Elektrikli araçların daha geniş kitlelerce kullanılmasını sağlamak için yürütülen kampanyaların en önemlilerinden biri geçtiğimiz günlerde sona erdi. Hollanda’dan yola çıkan Wiebe Wakker, yaklaşık 3 yıl süren yolculuğun ardından Avustralya’ya ulaştı. 15 Mart 2016’da ‘Plug Me In’ girişiminin bir parçası olarak, elektrikle çalışması için modifiye edilmiş bir VW Golf ile yola çıkan Wakker, 95 bin km’lik yolculuğunu Sydney’de sonlandırdı. Bu kampanya, elektrikli araçların kullanılabilirliğini ve avantajlarını göstermek için gerçekleştirilmişti. Yolculuk boyunca 33 ülkeyi ziyaret eden Wakker bu ülkelerde konaklama, yemek ve aracın şarj edilmesi gibi konularda gönüllülerden yardım aldı. Yolculuğun masrafları Adobe ve Canon gibi teknoloji devlerinin sponsorluğu ile karşılandı.

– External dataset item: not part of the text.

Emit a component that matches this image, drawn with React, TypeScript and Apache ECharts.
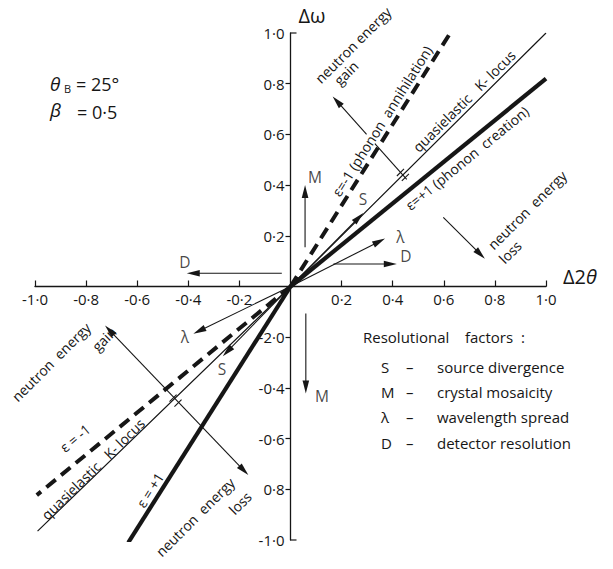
import React, { useEffect, useRef } from 'react';
import * as echarts from 'echarts';

const FONT = '"Open Sans", "Noto Sans", sans-serif';
const INK = '#161616';
const W_TEXT = 400;

// axis ticks and labels
const tickValues = [-1, -0.8, -0.6, -0.4, -0.2, 0.2, 0.4, 0.6, 0.8, 1];
const xTickLabels = ['-1·0', '-0·8', '-0·6', '-0·4', '-0·2', '0·2', '0·4', '0·6', '0·8', '1·0'];
const yTickLabels = ['-1·0', '0·8', '-0·6', '-0·4', '-2·0', '0·2', '0·4', '0·6', '0·8', '1·0'];
const yInnerTicks = [-0.8, -0.6, -0.4, -0.2, 0.2, 0.4, 0.6, 0.8];
const yEndTicks = [1, -1];

// loci (Δ2θ, Δω)
const epsMinusUpper = [[0, 0], [0.644, 1.03]];
const epsMinusLower = [[0, 0], [-0.993, -0.823]];
const kLocus = [[-0.99, -0.965], [0, 0], [1.0, 1.0]];
const epsPlusUpper = [[0, 0], [1.0, 0.82]];
const epsPlusLower = [[0, 0], [-0.635, -1.01]];

// resolution arrows: [x0, y0, x1, y1, heads]
const resolutionArrows = [
  [0.057, 0.155, 0.057, 0.4, 1],
  [0.06, -0.107, 0.06, -0.422, 1],
  [-0.034, 0.052, -0.406, 0.052, 1],
  [0.168, 0.089, 0.416, 0.089, 1],
  [0, 0, 0.37, 0.189, 1],
  [0, 0, -0.38, -0.186, 1],
  [0, 0, 0.285, 0.29, 1],
  [0, 0, -0.265, -0.275, 1],
];
const energyArrows = [
  [0.455, 0.423, 0.165, 0.75, 1],
  [0.598, 0.273, 0.761, 0.109, 1],
  [-0.165, -0.744, -0.726, -0.154, 2],
];
const crossMarks = [[0.44, 0.44], [-0.45, -0.45]];

const arrowLabelText = ['M', 'M', 'D', 'D', 'λ', 'λ', 'S', 'S'];
const arrowLabelAt = [
  [0.096, 0.433], [0.123, -0.433], [-0.413, 0.098], [0.452, 0.122],
  [0.43, 0.197], [-0.413, -0.2], [0.284, 0.344], [-0.268, -0.327],
];

// rotated annotations (pixel centre, degrees)
const notes = [
  { text: 'neutron energy', x: 353, y: 45, rot: 45 },
  { text: 'gain', x: 346, y: 73, rot: 45 },
  { text: 'ε=-1 (phonon  annihilation)', x: 382, y: 121, rot: 57.8, mask: true },
  { text: 'quasielastic   K- locus', x: 464, y: 101, rot: 44.7 },
  { text: 'ε=+1 (phonon  creation)', x: 467, y: 158, rot: 39.3 },
  { text: 'neutron  energy', x: 527, y: 210, rot: 45 },
  { text: 'loss', x: 510, y: 252, rot: 45 },
  { text: 'neutron  energy', x: 51, y: 362, rot: 45 },
  { text: 'gain', x: 104, y: 339, rot: 45 },
  { text: 'ε = -1', x: 75, y: 438, rot: 39.5 },
  { text: 'quasielastic   K- locus', x: 93, y: 469, rot: 44.3 },
  { text: 'ε = +1', x: 150, y: 490, rot: 57.7 },
  { text: 'neutron  energy', x: 195, y: 517, rot: 45 },
  { text: 'loss', x: 240, y: 503, rot: 45 },
];

const legendTitle = 'Resolutional    factors  :';
const legendSymbols = ['S', 'M', 'λ', 'D'];
const legendDescriptions = ['source divergence', 'crystal mosaicity', 'wavelength spread', 'detector resolution'];
const legendRowsY = [367, 391.5, 417, 443];

function labelFor(list: string[], v: number) {
  const i = tickValues.findIndex((t) => Math.abs(t - v) < 1e-6);
  return i >= 0 ? list[i] : '';
}

function renderArrow(params: any, api: any) {
  const a = api.coord([api.value(0), api.value(1)]);
  const b = api.coord([api.value(2), api.value(3)]);
  const heads = api.value(4);
  const dx = b[0] - a[0];
  const dy = b[1] - a[1];
  const len = Math.hypot(dx, dy) || 1;
  const ux = dx / len;
  const uy = dy / len;
  const nx = -uy;
  const ny = ux;
  const L = 13;
  const W = 3.3;
  const head = (tip: number[], sx: number, sy: number) => ({
    type: 'polygon',
    shape: {
      points: [
        [tip[0], tip[1]],
        [tip[0] - sx * L + nx * W, tip[1] - sy * L + ny * W],
        [tip[0] - sx * L - nx * W, tip[1] - sy * L - ny * W],
      ],
    },
    style: { fill: INK },
  });
  const start = heads === 2 ? [a[0] + ux * L * 0.7, a[1] + uy * L * 0.7] : a;
  const end = [b[0] - ux * L * 0.7, b[1] - uy * L * 0.7];
  const children: any[] = [
    { type: 'line', shape: { x1: start[0], y1: start[1], x2: end[0], y2: end[1] }, style: { stroke: INK, lineWidth: 1.1 } },
    head(b, ux, uy),
  ];
  if (heads === 2) children.push(head(a, -ux, -uy));
  return { type: 'group', children };
}

function renderCross(params: any, api: any) {
  const p = api.coord([api.value(0), api.value(1)]);
  const o = api.coord([0, 0]);
  let ux = p[0] - o[0];
  let uy = p[1] - o[1];
  const l = Math.hypot(ux, uy) || 1;
  ux /= l; uy /= l;
  const nx = -uy;
  const ny = ux;
  const h = 5;
  const off = 3.5;
  const bar = (s: number) => ({
    type: 'line',
    shape: {
      x1: p[0] + nx * off * s - ux * h, y1: p[1] + ny * off * s - uy * h,
      x2: p[0] + nx * off * s + ux * h, y2: p[1] + ny * off * s + uy * h,
    },
    style: { stroke: INK, lineWidth: 1.1 },
  });
  return { type: 'group', children: [bar(1), bar(-1)] };
}

function renderEndTick(params: any, api: any) {
  const p = api.coord([0, api.value(0)]);
  return { type: 'line', shape: { x1: p[0], y1: p[1], x2: p[0] + 6, y2: p[1] }, style: { stroke: INK, lineWidth: 1.2 } };
}

const textEl = (text: string, x: number, y: number, size: number, extra: any = {}) => ({
  type: 'text',
  x,
  y,
  z: extra.z || 100,
  rotation: extra.rot ? (extra.rot * Math.PI) / 180 : 0,
  style: {
    text,
    fill: INK,
    fontSize: size,
    fontFamily: FONT,
    fontWeight: W_TEXT,
    fontStyle: extra.italic ? 'italic' : 'normal',
    align: extra.align || 'center',
    verticalAlign: 'middle',
    backgroundColor: extra.mask ? '#ffffff' : undefined,
    padding: extra.mask ? [0, 1] : undefined,
    lineHeight: extra.mask ? 12 : undefined,
  },
});

export default function App() {
  const ref = useRef<HTMLDivElement>(null);
  useEffect(() => {
    if (!ref.current) return;
    const chart = echarts.init(ref.current, undefined, { renderer: 'svg' });
    const lineSeries = (data: number[][], width: number, dashed = false) => ({
      type: 'line',
      data,
      symbol: 'none',
      silent: true,
      z: 5,
      lineStyle: { color: INK, width, type: dashed ? [12, 7] : 'solid', cap: 'butt' },
    });
    const graphics: any[] = [];
    notes.forEach((n) => graphics.push(textEl(n.text, n.x, n.y, 14, { rot: n.rot, mask: n.mask, z: n.mask ? 4 : 100 })));
    graphics.push(textEl('θ', 50, 84, 19, { align: 'left', italic: true }));
    graphics.push(textEl('B', 64, 88, 11, { align: 'left' }));
    graphics.push(textEl('= 25°', 76, 84, 18, { align: 'left' }));
    graphics.push(textEl('β', 50, 110, 19, { align: 'left', italic: true }));
    graphics.push(textEl('= 0·5', 77, 112, 18, { align: 'left' }));
    graphics.push(textEl(legendTitle, 363, 337, 15, { align: 'left' }));
    legendSymbols.forEach((s, i) => {
      graphics.push(textEl(s, 381, legendRowsY[i], 15, { align: 'left' }));
      graphics.push(textEl('–', 406, legendRowsY[i], 15, { align: 'left' }));
      graphics.push(textEl(legendDescriptions[i], 437, legendRowsY[i], 15, { align: 'left' }));
    });

    const gridW = 613 - 35 - 67;
    const gridH = 569 - 33 - 29;

    chart.setOption({
      animation: false,
      backgroundColor: '#ffffff',
      grid: { left: 35, right: 67, top: 33, bottom: 29, containLabel: false },
      xAxis: {
        type: 'value',
        min: -1,
        max: 1,
        interval: 0.2,
        position: 'bottom',
        offset: -gridH / 2,
        name: '{a|Δ2}{b|θ}',
        nameLocation: 'end',
        nameGap: 17,
        nameTextStyle: {
          align: 'left',
          verticalAlign: 'bottom',
          rich: {
            a: { fontSize: 20, fontFamily: FONT, color: INK },
            b: { fontSize: 20, fontFamily: FONT, color: INK, fontStyle: 'italic' },
          },
        },
        axisLine: { onZero: false, lineStyle: { color: INK, width: 1.3 } },
        axisTick: { inside: true, length: 6, customValues: tickValues, lineStyle: { color: INK, width: 1.2 } },
        axisLabel: {
          customValues: tickValues,
          formatter: (v: number) => labelFor(xTickLabels, v),
          margin: 5,
          fontSize: 15,
          fontFamily: FONT,
          color: INK,
        },
        splitLine: { show: false },
      },
      yAxis: {
        type: 'value',
        min: -1,
        max: 1,
        interval: 0.2,
        position: 'left',
        offset: -gridW / 2,
        name: 'Δω',
        nameLocation: 'end',
        nameGap: 8,
        nameTextStyle: { align: 'left', verticalAlign: 'bottom', padding: [0, 0, 0, 8], fontSize: 20, fontFamily: FONT, color: INK },
        axisLine: { onZero: false, lineStyle: { color: INK, width: 1.3 } },
        axisTick: { inside: false, length: 5, customValues: yInnerTicks, lineStyle: { color: INK, width: 1.2 } },
        axisLabel: {
          customValues: tickValues,
          formatter: (v: number) => labelFor(yTickLabels, v),
          margin: 6,
          fontSize: 15,
          fontFamily: FONT,
          color: INK,
        },
        splitLine: { show: false },
      },
      series: [
        lineSeries(kLocus, 1.2),
        lineSeries(epsMinusUpper, 4, true),
        lineSeries(epsMinusLower, 4, true),
        lineSeries(epsPlusUpper, 4.2),
        lineSeries(epsPlusLower, 4.2),
        {
          type: 'custom',
          coordinateSystem: 'cartesian2d',
          renderItem: renderArrow,
          data: resolutionArrows.concat(energyArrows),
          encode: { x: [0, 2], y: [1, 3] },
          silent: true,
          z: 3,
        },
        {
          type: 'custom',
          coordinateSystem: 'cartesian2d',
          renderItem: renderCross,
          data: crossMarks,
          encode: { x: 0, y: 1 },
          silent: true,
          z: 6,
        },
        {
          type: 'custom',
          coordinateSystem: 'cartesian2d',
          renderItem: renderEndTick,
          data: yEndTicks.map((v) => [v]),
          encode: { y: 0 },
          silent: true,
          z: 6,
        },
        {
          type: 'scatter',
          symbolSize: 0,
          silent: true,
          data: arrowLabelAt.map((p, i) => ({ value: p, name: arrowLabelText[i] })),
          label: {
            show: true,
            position: 'inside',
            formatter: '{b}',
            fontSize: 15.5,
            fontFamily: FONT,
            color: INK,
          },
          z: 7,
        },
      ],
      graphic: graphics,
    });
    return () => chart.dispose();
  }, []);
  return <div ref={ref} style={{ position: 'fixed', left: 0, top: 0, width: 613, height: 569, background: '#fff' }} />;
}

Yakıt masrafı onlarca kat daha az
Bu yolculuk sırasında, Wakker aracıyla birkaç kez denizi geçmek için feribot kullanmak zorunda kaldı. Bu da yolculuğun çevre dostu olma çabasını biraz baltaladı. Yine de yolculuk, elektrikli araçların çevresel ve ekonomik avantajlarının altını çizme konusunda oldukça başarılıydı. Aynı yolculuk, elektrikle çalışması için düzenlenememiş standart bir Volkswagen Golf ile yapılsaydı 6 bin 783 litre yakıt harcanması gerekecekti. Güncel fiyatlarla bu kadar benzin 46 bin 800 Lira’ya alınabiliyor. ABD’nin 2018 benzin fiyatları göz önünde bulundurulursa Wakker’ın yolculuğunun maliyeti 4 bin 552 Dolar (25 bin 650 Lira) olabilirdi. Ancak yolculuk boyunca elektrikli Golf sadece 300 Dolar’lık (1691 Lira) elektrik harcadı ve bunun çoğunu Avustralya çöllerinde kullandı.

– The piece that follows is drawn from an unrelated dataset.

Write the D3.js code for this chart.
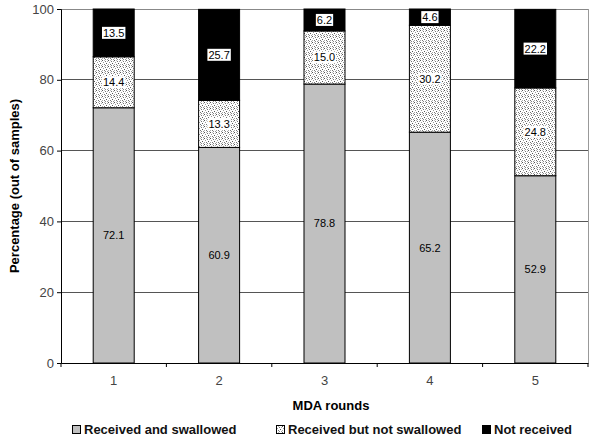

Elektrikli araç piyasası geçen 3 yılda çok gelişti
Wakker bu alanda çalışan tek kişi olmasa da elektrikli araçları yaygınlaştırma hedefine ulaştığını söylemek mümkün. 2016’da elektrikli araçlar bir seçenekti ama Tesla Model X gibi üst seviye araçlar ya da düşük menzilli daha ucuz modeller dışında çok fazla tercih şansınız yoktu. Wakker’ın Golf’ü de tek seferde 200 km’den daha fazla gidemiyordu. 2019’da belki elektrikli araçlar hala en popüler araçlar değil ama artık 2016’ya göre çok daha yaygın kullanılıyorlar, daha ucuzlar ve daha uzun menzile sahipler. Devletlerin karbon salınımı konusunda daha sıkı politikalar uygulaması, elektrikli araç tercihinde önemli rol oynasa da Wakker’ınki gibi kampanyaların da bu dönüşümde rol oynadığını unutmamak gerek.